In some cases, arrested Tawerghans have been subjected to torture and severe beatings, sometimes leading to death. Two witnesses told Human Rights Watch that on August 20, they saw guards in a Misrata detention facility on Baladia Street beat to death Emhamid Muhammad Shtaywey, commonly known as Faraj, a 42 year-old garbage truck driver from Tawergha, who they said had been tortured to confess to rape.
“They hit him with everything, all over his body: a hose, a leather belt, a stick; they even kicked him on the chest,” one witness to the beating said. “He was lying on his back and they hit him hard.”
On August 20 or 21, guards at the Zaroug School detention facility in Misrata beat to death a mentally ill man from Tawergha named Ashraf Salah Muhammad because they wanted the pass code to a walkie-talkie, two witnesses said.
“They started whipping him at 10 a.m. with a horse whip,” one said. “It lasted forty-five minutes. He was dead by noon.”
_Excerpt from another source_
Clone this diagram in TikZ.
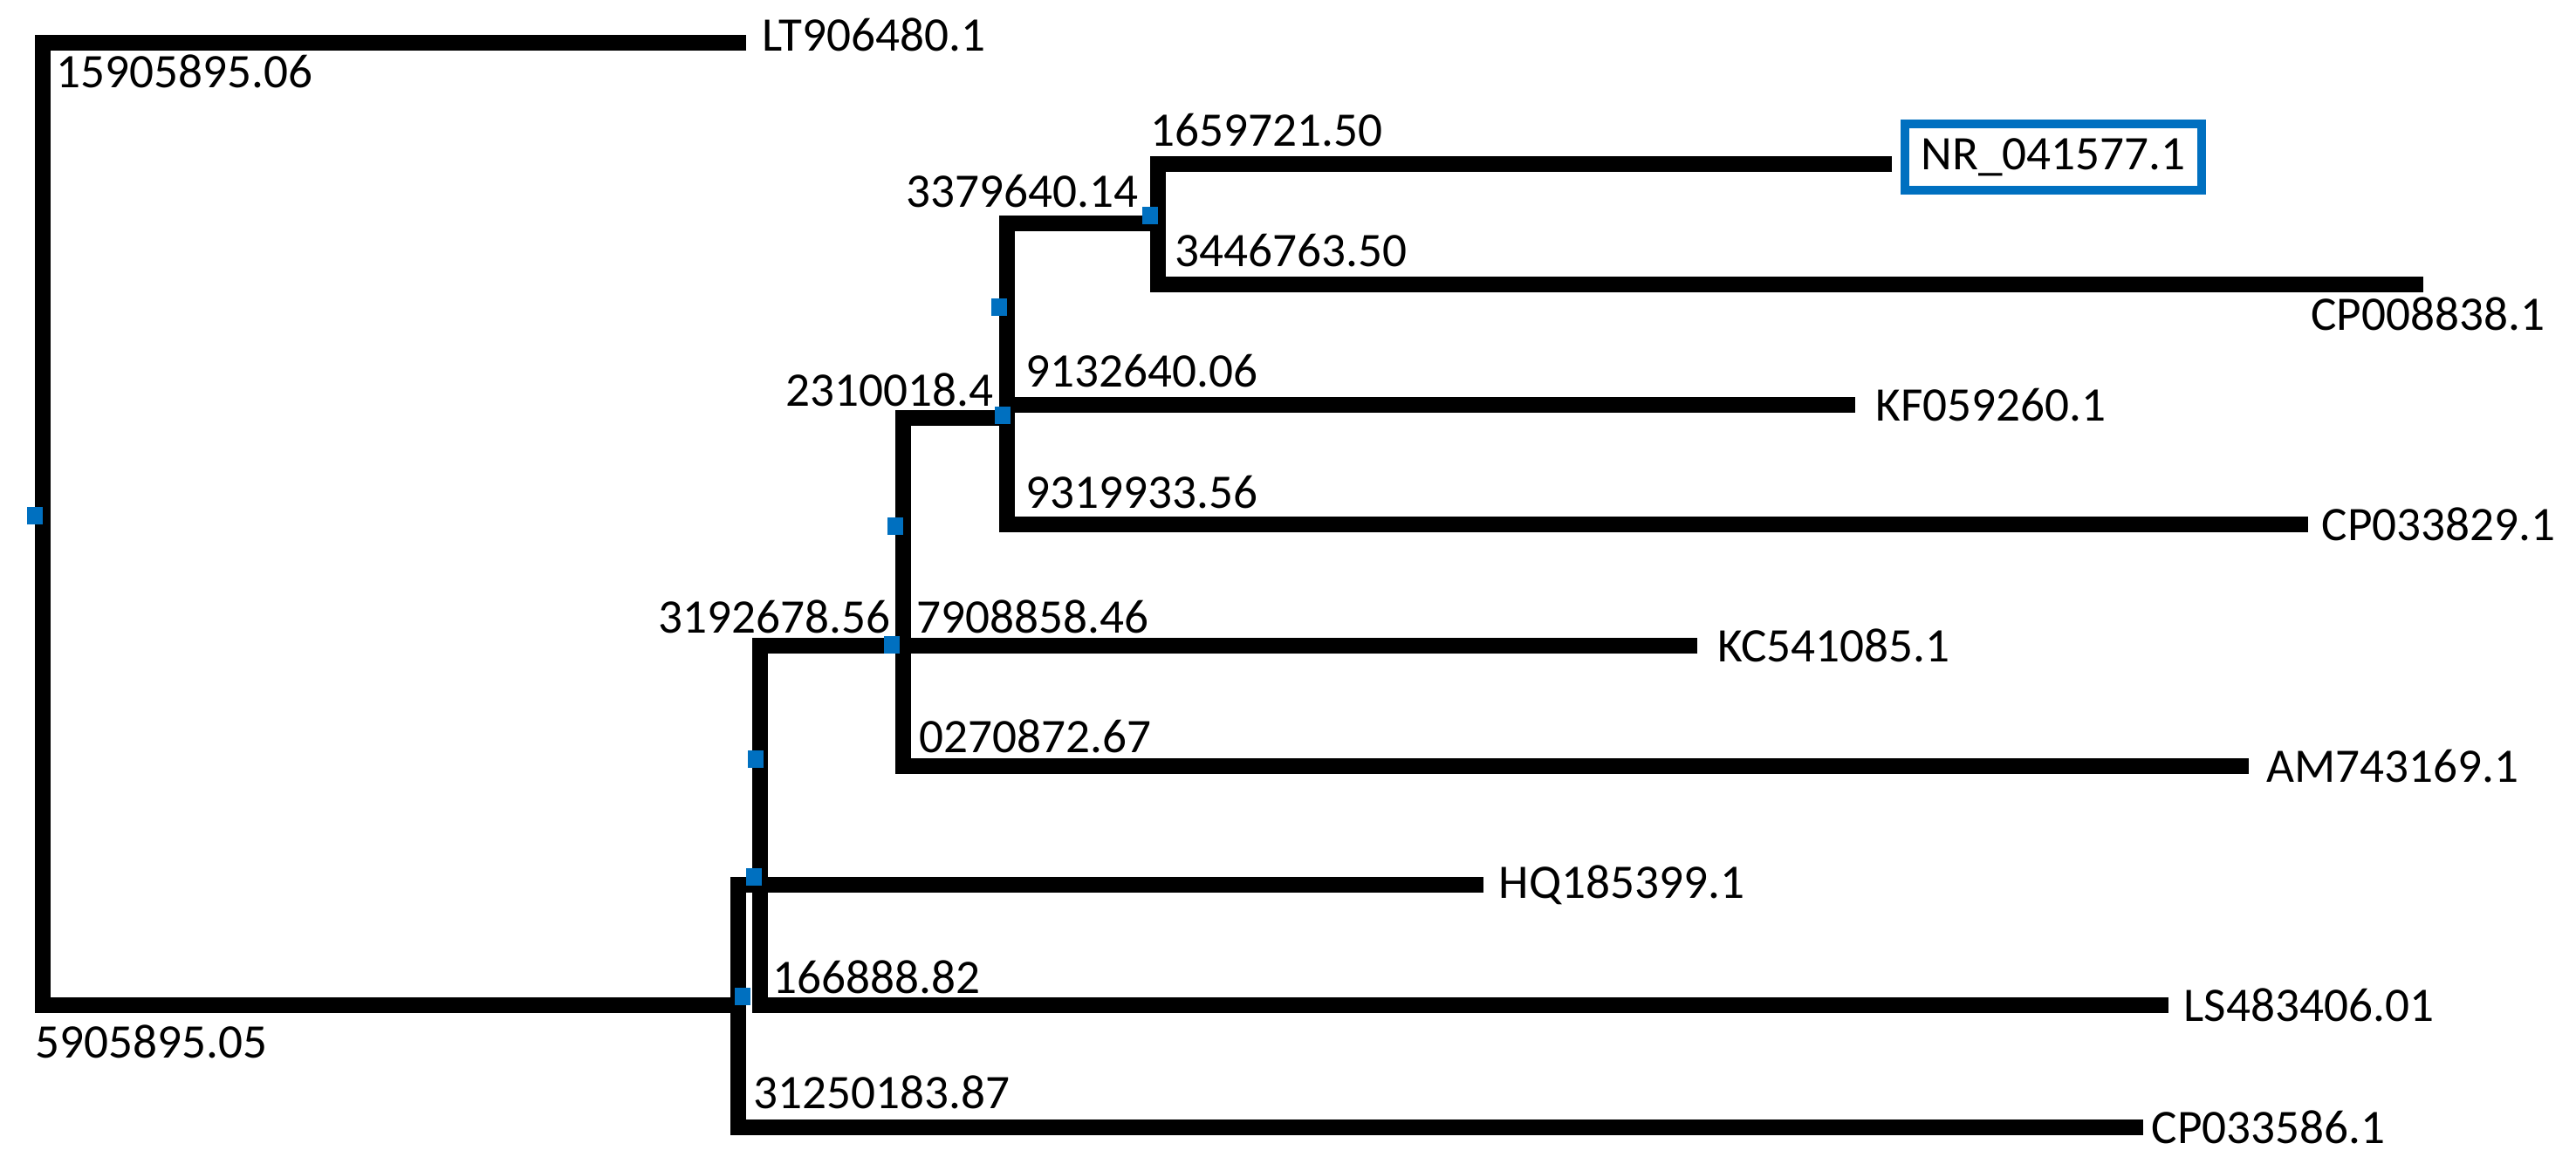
\documentclass[tikz,border=0pt]{standalone}
\usepackage{fontspec}
\setmainfont{Carlito}
\usepackage{tikz}
\usetikzlibrary{positioning}
\definecolor{nodeblue}{HTML}{0070C0}
\tikzset{branch/.style={line width=0.18cm,line join=miter,line cap=butt},
         leaf/.style={inner sep=0pt},
         num/.style={inner sep=0pt}
}
\tikzstyle{junction} = [fill=nodeblue,inner sep=0pt,minimum width=0.18cm,minimum height=0.2cm]

\begin{document}
\begin{tikzpicture}[x=0.01cm,y=-0.01cm,font=\fontsize{15.7}{18}\selectfont]
\useasboundingbox (0,0) rectangle (2952,1333);

% corners of the tree
\coordinate (rt) at (49,49);
\coordinate (rb) at (49,1152);
\coordinate (a0) at (846,1152);
\coordinate (a1) at (846,1014);
\coordinate (a2) at (846,1292);
\coordinate (b1) at (871,740);
\coordinate (b2) at (871,1152);
\coordinate (c1) at (1035,479);
\coordinate (c2) at (1035,878);
\coordinate (d0) at (1154,479);
\coordinate (d1) at (1154,256);
\coordinate (d2) at (1154,601);
\coordinate (dk) at (1154,464);
\coordinate (e0) at (1327,256);
\coordinate (e1) at (1327,188);
\coordinate (e2) at (1327,326);

% ends of the leaves
\coordinate (ltend) at (855,49);
\coordinate (nrend) at (2168,188);
\coordinate (cp8end) at (2777,326);
\coordinate (kfend) at (2126,464);
\coordinate (cp9end) at (2645,601);
\coordinate (kcend) at (1945,740);
\coordinate (amend) at (2577,878);
\coordinate (hqend) at (1700,1014);
\coordinate (lsend) at (2485,1152);
\coordinate (cp6end) at (2456,1292);

\draw[branch] (ltend) -- (rt) -- (rb) -- (a0);
\draw[branch] (hqend) -- (a1) -- (a2) -- (cp6end);
\draw[branch] (kcend) -- (b1) -- (b2) -- (lsend);
\draw[branch] (d0) -- (c1) -- (c2) -- (amend);
\draw[branch] (e0) -- (d1) -- (d2) -- (cp9end);
\draw[branch] (dk) -- (kfend);
\draw[branch] (nrend) -- (e1) -- (e2) -- (cp8end);

% leaf names
\node[leaf,right=0.18cm of ltend,yshift=0.09cm] (lt) {LT906480.1};
\node[leaf,draw=nodeblue,line width=0.1cm,minimum width=3.4cm,minimum height=0.75cm,
      right=0.1cm of nrend,yshift=0.08cm] (nr) {NR\_041577.1};
\node[num,anchor=base east] (cp8) at (2917,378) {CP008838.1};
\node[leaf,right=0.23cm of kfend] (kf) {KF059260.1};
\node[leaf,right=0.15cm of cp9end] (cp9) {CP033829.1};
\node[leaf,right=0.23cm of kcend] (kc) {KC541085.1};
\node[leaf,right=0.2cm of amend] (am) {AM743169.1};
\node[leaf,right=0.17cm of hqend] (hq) {HQ185399.1};
\node[leaf,right=0.17cm of lsend] (ls) {LS483406.01};
\node[leaf,right=0.09cm of cp6end] (cp6) {CP033586.1};

% values at the nodes
\node[num,anchor=base west] (v1) at (64,100) {15905895.06};
\node[num,anchor=base west] (v2) at (40,1212) {5905895.05};
\node[num,anchor=base east] (v3) at (1305,237) {3379640.14};
\node[num,anchor=base east] (v4) at (1139,465) {2310018.4};
\node[num,anchor=base east] (v5) at (1021,725) {3192678.56};

% values on the branches
\node[num,anchor=base west] (w1) at (1318,167) {1659721.50};
\node[num,anchor=base west] (w2) at (1346,305) {3446763.50};
\node[num,anchor=base west] (w3) at (1175,443) {9132640.06};
\node[num,anchor=base west] (w4) at (1175,582) {9319933.56};
\node[num,anchor=base west] (w5) at (1050,725) {7908858.46};
\node[num,anchor=base west] (w6) at (1053,862) {0270872.67};
\node[num,anchor=base west] (w7) at (885,1138) {166888.82};
\node[num,anchor=base west] (w8) at (863,1270) {31250183.87};

% blue marks
\node[junction] (q1) at (40,591) {};
\node[junction] (q2) at (1318,247) {};
\node[junction] (q3) at (1145,352) {};
\node[junction] (q4) at (1149,476) {};
\node[junction] (q5) at (1026,603) {};
\node[junction] (q6) at (1022,739) {};
\node[junction] (q7) at (866,870) {};
\node[junction] (q8) at (864,1005) {};
\node[junction] (q9) at (851,1142) {};

\end{tikzpicture}
\end{document}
On September 25, Human Rights Watch witnessed the abuse of detainees at the Wahda detention facility in Misrata. Around midnight, a group of guards forced four injured detainees to run in the courtyard and to walk on their knees with their hands behind their heads.
“We do this every day,” one of the guards said. “It is sport before they go to bed. They committed rape.”
Sulaiman Fortia, one of three Misrata representatives on the NTC, denounced the deaths in custody and the mistreatment of Tawerghans in Misrata prisons.
“This is wrong, and it shouldn’t happen,” he told Human Rights Watch.
Fortia said the problem stems from the lack of civilian control over the hundreds of Misrata brigades and militias operating in Misrata, Tripoli, and until recently in Sirte.